Skip to comment form

    • Stephanie Berning on February 1, 2017 at 4:08 pm

    1.Yes! I think these are a fun way to share information with patrons.
    2.We could share facts about our library’s history and use it to share information about our Summer Reading Programs.

      • Amy Brucker on February 6, 2017 at 12:58 pm

      Stephanie, I really like the idea of doing a library history infographic. It would be a great way to communicate how we have arrived where we are, highlighting some important events.

      • Millie Dearden on February 7, 2017 at 8:55 am

      A history infograpic would be lots of fun to do! Great idea, Stephanie!!!

      • Laurie Dinges on February 7, 2017 at 12:33 pm

      I did include just a touch of history, but have been thinking of creating one with more of our library’s history and possibly submitting it to the local newspaper.

    • Amy Brucker on February 6, 2017 at 12:35 pm

    1. Yes, I am so excited to know how to create this. I think they can be used/manipulated to reach different audiences in a simple, but eye-catching marketing piece.

    2. Timeline information, program information…and I could see me creating these for “take-aways” when I do school presentations to the junior high and high school kids.

      • Millie Dearden on February 7, 2017 at 8:56 am

      Great idea, Amy for the “take-aways” for school presentations!!!

    • Millie Dearden on February 7, 2017 at 8:53 am

    Loved this lesson!!! Love how accessible the stats are (with some help Savannah):)
    I can see us using these with our 6×6 kits/info. Really good for Summer slide bookmarks!!! Great quick fact references for State Library website!!!

      • Stephanie Berning on February 7, 2017 at 9:19 am

      Millie, I like the idea of using them as bookmarks! That’s a good way to get the info out there with something every patron needs!

      • Laurie Dinges on February 7, 2017 at 12:39 pm

      This would be great for bookmarks. I have created one simple bookmark since learning of Canva, but using the infographic would put the information at the patrons fingertips (so to say). And, would be a continual visual as they read.
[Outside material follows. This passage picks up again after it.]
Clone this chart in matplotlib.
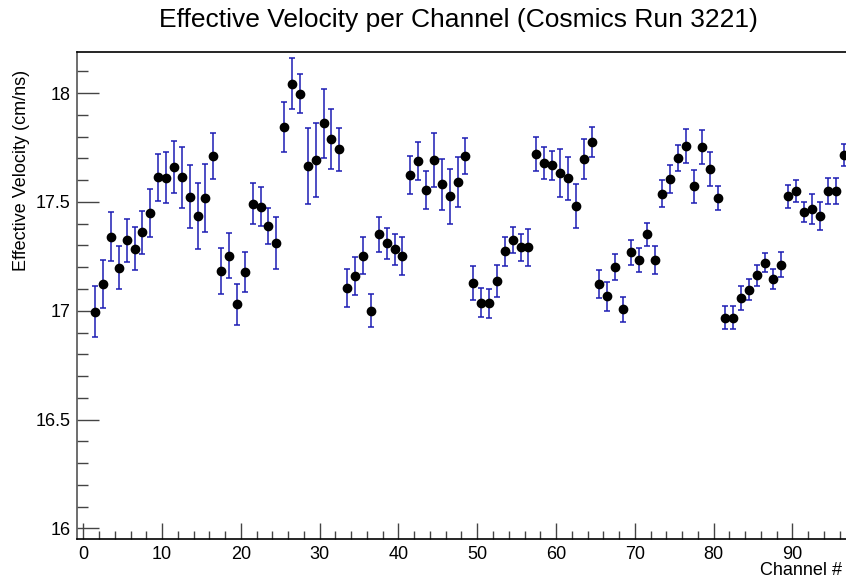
import numpy as np
import matplotlib
matplotlib.use("Agg")
import matplotlib.pyplot as plt
from matplotlib.ticker import MultipleLocator

# effective velocity per channel, cosmics run 3221
channel = np.arange(1, 97) + 0.5
velocity = [
    16.995, 17.121, 17.340, 17.198, 17.323, 17.285, 17.360, 17.449, 17.613, 17.610,
    17.659, 17.613, 17.524, 17.436, 17.519, 17.711, 17.184, 17.253, 17.029, 17.179,
    17.492, 17.478, 17.388, 17.311, 17.845, 18.043, 17.997, 17.665, 17.692, 17.861,
    17.787, 17.741, 17.104, 17.159, 17.253, 17.000, 17.351, 17.310, 17.282, 17.253,
    17.623, 17.688, 17.556, 17.692, 17.581, 17.525, 17.590, 17.711, 17.127, 17.037,
    17.034, 17.138, 17.273, 17.323, 17.291, 17.291, 17.721, 17.678, 17.668, 17.631,
    17.608, 17.482, 17.697, 17.776, 17.123, 17.066, 17.202, 17.006, 17.268, 17.232,
    17.351, 17.234, 17.537, 17.604, 17.701, 17.757, 17.571, 17.753, 17.651, 17.519,
    16.968, 16.968, 17.058, 17.097, 17.163, 17.221, 17.146, 17.211, 17.525, 17.550,
    17.453, 17.467, 17.435, 17.550, 17.550, 17.717,
]
velocity_err = [
    0.117, 0.110, 0.112, 0.100, 0.097, 0.100, 0.100, 0.112, 0.107, 0.117,
    0.120, 0.140, 0.146, 0.153, 0.156, 0.107, 0.105, 0.103, 0.095, 0.093,
    0.095, 0.089, 0.082, 0.119, 0.116, 0.117, 0.090, 0.175, 0.170, 0.158,
    0.138, 0.097, 0.088, 0.087, 0.084, 0.077, 0.080, 0.071, 0.070, 0.088,
    0.089, 0.089, 0.088, 0.123, 0.117, 0.126, 0.114, 0.084, 0.077, 0.067,
    0.067, 0.073, 0.066, 0.060, 0.061, 0.084, 0.079, 0.073, 0.068, 0.110,
    0.100, 0.100, 0.092, 0.070, 0.064, 0.065, 0.060, 0.057, 0.056, 0.055,
    0.054, 0.063, 0.062, 0.064, 0.061, 0.080, 0.077, 0.078, 0.077, 0.055,
    0.054, 0.054, 0.054, 0.049, 0.049, 0.044, 0.047, 0.057, 0.053, 0.051,
    0.047, 0.068, 0.066, 0.061, 0.061, 0.050,
]

plt.rcParams["font.family"] = ["Liberation Sans", "DejaVu Sans"]

fig = plt.figure(figsize=(8.46, 5.87), dpi=100)
ax = fig.add_axes([77.3 / 846, 1 - 539.3 / 587, 1 - 77.3 / 846, (539.3 - 51.7) / 587])

ax.errorbar(channel, velocity, yerr=velocity_err, fmt="o", color="black",
            markersize=6, ecolor="#1c1cb4", elinewidth=1.1, capsize=2.5,
            capthick=1.1, zorder=3)

ax.set_xlim(-0.76, 96.8)
ax.set_ylim(15.95, 18.19)

ax.xaxis.set_major_locator(MultipleLocator(10))
ax.xaxis.set_minor_locator(MultipleLocator(2))
ax.yaxis.set_major_locator(MultipleLocator(0.5))
ax.yaxis.set_minor_locator(MultipleLocator(0.1))
ax.yaxis.set_major_formatter(matplotlib.ticker.FuncFormatter(lambda v, p: f"{v:g}"))

ax.tick_params(axis="both", which="both", direction="in", labelsize=13,
               top=False, right=False, color="#444444")
ax.tick_params(axis="x", which="major", length=11.3, width=1, pad=5)
ax.tick_params(axis="x", which="minor", length=6, width=1)
ax.tick_params(axis="y", which="major", length=15.8, width=1, pad=5)
ax.tick_params(axis="y", which="minor", length=7.9, width=1)

for side in ["top", "bottom"]:
    ax.spines[side].set_linewidth(1.2)
ax.spines["left"].set_color("#555555")
ax.spines["left"].set_linewidth(1.2)
ax.spines["right"].set_visible(False)

fig.text(22 / 846, 1 - 170 / 587, "Effective Velocity (cm/ns)", rotation=90,
         ha="center", va="center", fontsize=13)
fig.text(842 / 846, 1 - 575 / 587, "Channel #", ha="right", va="baseline",
         fontsize=13)
fig.text(458 / 846, 1 - 27 / 587, "Effective Velocity per Channel (Cosmics Run 3221)",
         ha="center", va="baseline", fontsize=19)

fig.savefig("out.png", dpi=100)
    1. I like this idea too!! We could collaborate…;-) I was thinking just this thing as well. Thanks, Millie!

    • Laurie Dinges on February 7, 2017 at 12:31 pm

    Yes,I can see doing more infographics for our library. I chose a different template and did include the date that the Ness City Public Library began.

    Rather than numbers I included the services we provide, our hours, and location. I also included our website address.
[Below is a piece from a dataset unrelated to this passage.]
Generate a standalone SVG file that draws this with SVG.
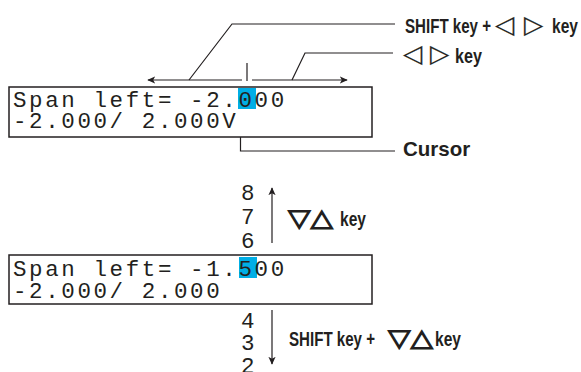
<svg xmlns="http://www.w3.org/2000/svg" width="581" height="372" viewBox="0 0 581 372">
<style>
.mono{font-family:"Liberation Mono","Courier New",monospace;font-size:22.5px;letter-spacing:2.6px;fill:#231f20}
.lbl{font-family:"Liberation Sans",Arial,sans-serif;font-weight:bold;font-size:19.5px;fill:#231f20}
.sym{font-family:"DejaVu Sans",sans-serif;font-size:25px;fill:#231f20;stroke:#231f20;stroke-width:0.25}
.symb{font-family:"DejaVu Sans",sans-serif;font-size:24px;fill:#231f20;stroke:#231f20;stroke-width:1.1}
.box{fill:#fff;stroke:#231f20;stroke-width:1.5}
.hl{fill:#00aee6}
.ln{fill:none;stroke:#231f20;stroke-width:1.2}
</style>
<defs>
<marker id="ah" viewBox="0 0 10 10" refX="9" refY="5" markerWidth="8" markerHeight="8" markerUnits="userSpaceOnUse" orient="auto">
<path d="M0,0.5 L10,5 L0,9.5 L2.5,5 Z" fill="#231f20"/>
</marker>
</defs>
<g id="connectors">
<line class="ln" x1="242" y1="80" x2="148" y2="80" marker-end="url(#ah)"/>
<line class="ln" x1="252" y1="80" x2="347" y2="80" marker-end="url(#ah)"/>
<line class="ln" x1="247" y1="63" x2="247" y2="81"/>
<polyline class="ln" points="189,80 232,24 395,24"/>
<polyline class="ln" points="292,80 305,53 393,53"/>
<path class="ln" d="M395,151 H240.5 V114" marker-end="url(#ah)"/>
<line class="ln" x1="272" y1="243" x2="272" y2="188" marker-end="url(#ah)"/>
<line class="ln" x1="272" y1="310" x2="272" y2="364" marker-end="url(#ah)"/>
</g>
<g id="display1">
<rect class="box" x="9" y="87" width="363" height="50"/>
<rect class="hl" x="238" y="88" width="18" height="21"/>
<text class="mono" x="13" y="107">Span left= -2.000</text>
<text class="mono" x="13" y="128">-2.000/ 2.000V</text>
</g>
<g id="display2">
<rect class="box" x="9" y="255" width="363" height="49"/>
<rect class="hl" x="239" y="257" width="18" height="21"/>
<text class="mono" x="13" y="276">Span left= -1.500</text>
<text class="mono" x="13" y="298">-2.000/ 2.000</text>
</g>
<g id="label-shift-lr">
<text class="lbl" x="405" y="33" textLength="86" lengthAdjust="spacingAndGlyphs">SHIFT key +</text>
<text class="sym" x="495" y="33">◁</text>
<text class="sym" x="524" y="33">▷</text>
<text class="lbl" x="552" y="33" textLength="26" lengthAdjust="spacingAndGlyphs">key</text>
</g>
<g id="label-lr">
<text class="sym" x="403" y="62">◁</text>
<text class="sym" x="430" y="62">▷</text>
<text class="lbl" x="455" y="63" textLength="27" lengthAdjust="spacingAndGlyphs">key</text>
</g>
<g id="label-cursor">
<text class="lbl" x="403" y="156" style="font-size:20.5px">Cursor</text>
</g>
<g id="digits-up">
<text class="mono" x="241" y="200">8</text>
<text class="mono" x="241" y="224">7</text>
<text class="mono" x="241" y="248">6</text>
</g>
<g id="label-updown">
<text class="symb" x="288" y="226" textLength="45" lengthAdjust="spacingAndGlyphs">▽△</text>
<text class="lbl" x="340" y="226" textLength="26" lengthAdjust="spacingAndGlyphs">key</text>
</g>
<g id="digits-down">
<text class="mono" x="241" y="328">4</text>
<text class="mono" x="241" y="350">3</text>
<text class="mono" x="241" y="373">2</text>
</g>
<g id="label-shift-updown">
<text class="lbl" x="289" y="346" textLength="86" lengthAdjust="spacingAndGlyphs">SHIFT key +</text>
<text class="symb" x="388" y="346" textLength="45" lengthAdjust="spacingAndGlyphs">▽△</text>
<text class="lbl" x="435" y="346" textLength="26" lengthAdjust="spacingAndGlyphs">key</text>
</g>
</svg>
    1. Laurie I also included different information besides #’s and I also did a different template. Yours would be very helpful to new patrons having everything at their fingertips. I can’t wait to see all of the finished products.
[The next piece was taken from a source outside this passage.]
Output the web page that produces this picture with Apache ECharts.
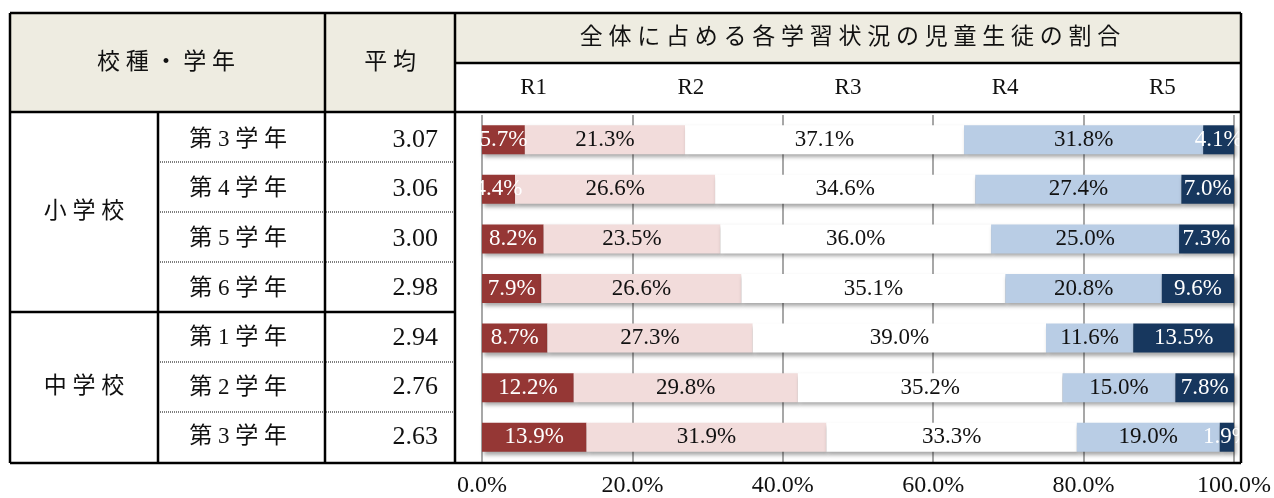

  1. I struggled with the class on Canva and I struggled with this class but once I got going with a different layout I managed it a lot better. I think I would give this another try. I included different information also on mine such as services, website, events, and stats. This could be very useful to present to the commissioners when it came to budgets. Even to promote an event at the library this could be used.

      • Laurie Dinges on February 7, 2017 at 3:50 pm

      Ooh, your right Ruby. This would be good to show to the commissioners.

    1. I too struggled with the Canva lesson but this was a little easier. Next time I will try some of the different options. I made an Annual Report on Word that is a tri-fold, it includes some pics from 2016, but an infographic bookmark would be very concise and maybe county commissioners would actually look at it?

  2. 1. YES! This is a fun and professional looking way to show our patrons and community the impact of their public library.
    2. Stats on kids usage and activities are always great for promoting the library.

    • Ginger Gibson on February 7, 2017 at 5:00 pm

    1. Yes, I see more infographics in our future! Ronna wants to keep this one to share with the County Supervisors when she has to present to them.
    2. I’m seeing lots of good ideas in the comments here & can’t wait to see all your projects!

    • swkls on February 7, 2017 at 5:06 pm

    1. I definitely see myself making more infographics in the future.

    2. I think they would be a great way to easily breakdown instructions.

    You’ve all been busy! I am so excited to see all of your creations.

    I haven’t ever really created an infograhic so I decided to create one for the OneClickdigital classes I have coming up.

    I posted it on our Facebook page if you want to go check it out.

    Please offer up any suggestions. I love all of your ideas, especially the idea of using them for bookmarks.

      • Laurie Dinges on February 7, 2017 at 7:32 pm


      I like your infographic very much. I especially like the red. I made a corny suggestion to your question on Facebook; about the register section. If anything, you might get a giggle.

      • Caleb Platt on February 17, 2017 at 11:17 am

      I like how welcoming the info-graphic looks. Its also simple and easy to understand.

        • swkls on February 17, 2017 at 1:53 pm

        Thanks! I found a disturbing number of typos and have redone it a few times. Here’s my newest corrected one,

  3. Hey your infographics would be so helpful. Is this something we can use?

      • swkls on February 8, 2017 at 9:01 am

      Sure. As soon as I get it polished and get some more feedback on it, I will post it to the list. I will probably make a Cloud Library one as well.

  4. I enjoyed this lesson – we have been playing around with this some before the assignment. I created a brochure with 2016 stats for patrons and City Council Members. I didn’t follow directions exactly – so hopefully, this counts……but I like my finished product and think we can use it in the future. We use CANVA for most of our marketing material now and I think this is another great way to enhance our end cap displays and maybe even a monthly program flyer.

  5. 1. Probably will create more.
    2. I can see using an infographic to share survey results, summer reading program announcements, storytime reminders. They would catch the eye better than just the printed word. If this shows up in red print, I haven’t a clue why!

    • Caleb Platt on February 17, 2017 at 11:14 am

    (we are planning on putting my info-graphic in our local newspaper, instead of putting it online or posting it in our library)

    1. I can see my self creating more, but I am kind of hard pressed to think of alot of ideas for other info-graphics
    2. info-graphic about programs offered through the library. Historical/general facts about the library. fun facts about the library.